From Scattered to Structured: A Vision for Automating Architectural Knowledge Management
Jan Keim, Angelika Kaplan
TL;DR
The paper addresses the problem of dispersed architectural knowledge and erosion across evolving software systems. It proposes an automated pipeline that extracts knowledge from heterogeneous artifacts, links and reconciles it, and consolidates it into a structured knowledge base to support conformance checking, change impact analysis, and natural-language access, aided by an agent for continuous monitoring. Core contributions include a plan for specialized extractors, a unified KB schema with traceability, automated consistency resolution, agent-based artifact monitoring, and a retrieval-augmented QA interface. The approach promises to democratize access to architectural knowledge, improve maintenance and evolution decisions, and reduce cognitive load on developers by surfacing trustworthy, up-to-date information.
Abstract
Software architecture is inherently knowledge-centric. The architectural knowledge is distributed across heterogeneous software artifacts such as requirements documents, design diagrams, code, and documentation, making it difficult for developers to access and utilize this knowledge effectively. Moreover, as systems evolve, inconsistencies frequently emerge between these artifacts, leading to architectural erosion and impeding maintenance activities. We envision an automated pipeline that systematically extracts architectural knowledge from diverse artifacts, links them, identifies and resolves inconsistencies, and consolidates this knowledge into a structured knowledge base.

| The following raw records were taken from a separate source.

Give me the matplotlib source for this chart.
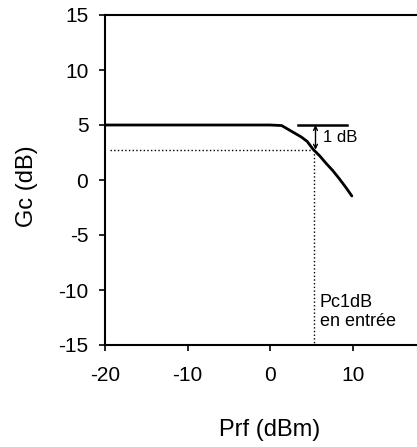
import matplotlib
import numpy as np
from matplotlib import pyplot as plt

plt.rcParams['font.family'] = ['Liberation Sans', 'DejaVu Sans']
plt.rcParams['axes.unicode_minus'] = False

# gain curve
prf = [-20, -10, 0, 1.4, 2.2, 3.0, 3.8, 4.5, 5.2, 6.0, 6.8, 7.6, 8.4, 9.2, 9.9]
gc = [5.0, 5.0, 5.0, 4.95, 4.6, 4.25, 3.9, 3.5, 2.8, 2.2, 1.5, 0.85, 0.1, -0.7, -1.45]

# 5 dB reference segment and compression point
ref_x = [3.4, 9.3]
ref_y = [5.0, 5.0]
pc1db_x = 5.3
pc1db_y = 2.75

xticks = [-20, -10, 0, 10]
yticks = [-15, -10, -5, 0, 5, 10, 15]

fig = plt.figure(figsize=(4.17, 4.47), dpi=100)
ax = fig.add_axes([105 / 417, 102 / 447, 330.2 / 417, 330 / 447])

ax.plot(prf, gc, color='black', linewidth=2.0, solid_capstyle='round', solid_joinstyle='round')
ax.plot(ref_x, ref_y, color='black', linewidth=1.8)
ax.plot([-19.4, pc1db_x], [pc1db_y, pc1db_y], color='black', linewidth=1.0, linestyle=':')
ax.plot([pc1db_x, pc1db_x], [pc1db_y, -15], color='black', linewidth=1.0, linestyle=':')
ax.annotate('', xy=(5.5, pc1db_y), xytext=(5.5, 5.0),
            arrowprops=dict(arrowstyle='<->', color='black', lw=1.0,
                            shrinkA=0, shrinkB=0, mutation_scale=7))

ax.text(6.4, 3.85, '1 dB', fontsize=12, va='center', ha='left')
ax.text(6.0, -10.4, 'Pc1dB\nen entrée', fontsize=13, va='top', ha='left', linespacing=1.1)

ax.set_xlim(-20, 20)
ax.set_ylim(-15, 15)
ax.set_xticks(xticks)
ax.set_yticks(yticks)
ax.tick_params(direction='out', length=4, width=1.2, labelsize=15)
ax.tick_params(axis='x', pad=11)
ax.tick_params(axis='y', pad=8)
for side in ['left', 'bottom', 'top']:
    ax.spines[side].set_linewidth(1.5)
ax.spines['right'].set_visible(False)

ax.set_xlabel('Prf (dBm)', fontsize=17, va='center')
ax.xaxis.set_label_coords(0.5, -0.258)
ax.set_ylabel('Gc (dB)', fontsize=17, va='center')
ax.yaxis.set_label_coords(-0.236, 0.48)

plt.savefig('out.png', dpi=100)
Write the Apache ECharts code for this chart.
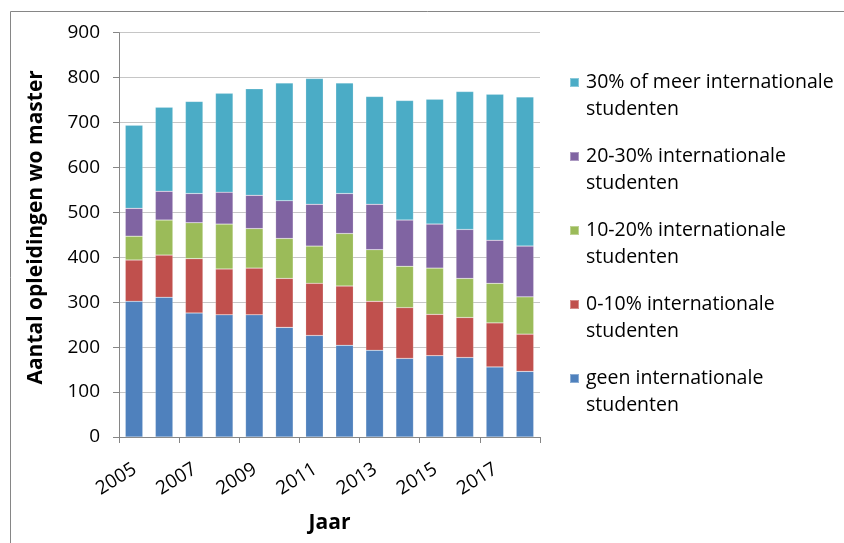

This knowledge base enables critical activities such as architecture conformance checking and change impact analysis, while supporting natural language question-answering to improve access to architectural knowledge. To realize this vision, we plan to develop specialized extractors for different artifact types, design a unified knowledge representation schema, implement consistency checking mechanisms, and integrate retrieval-augmented generation techniques for conversational knowledge access.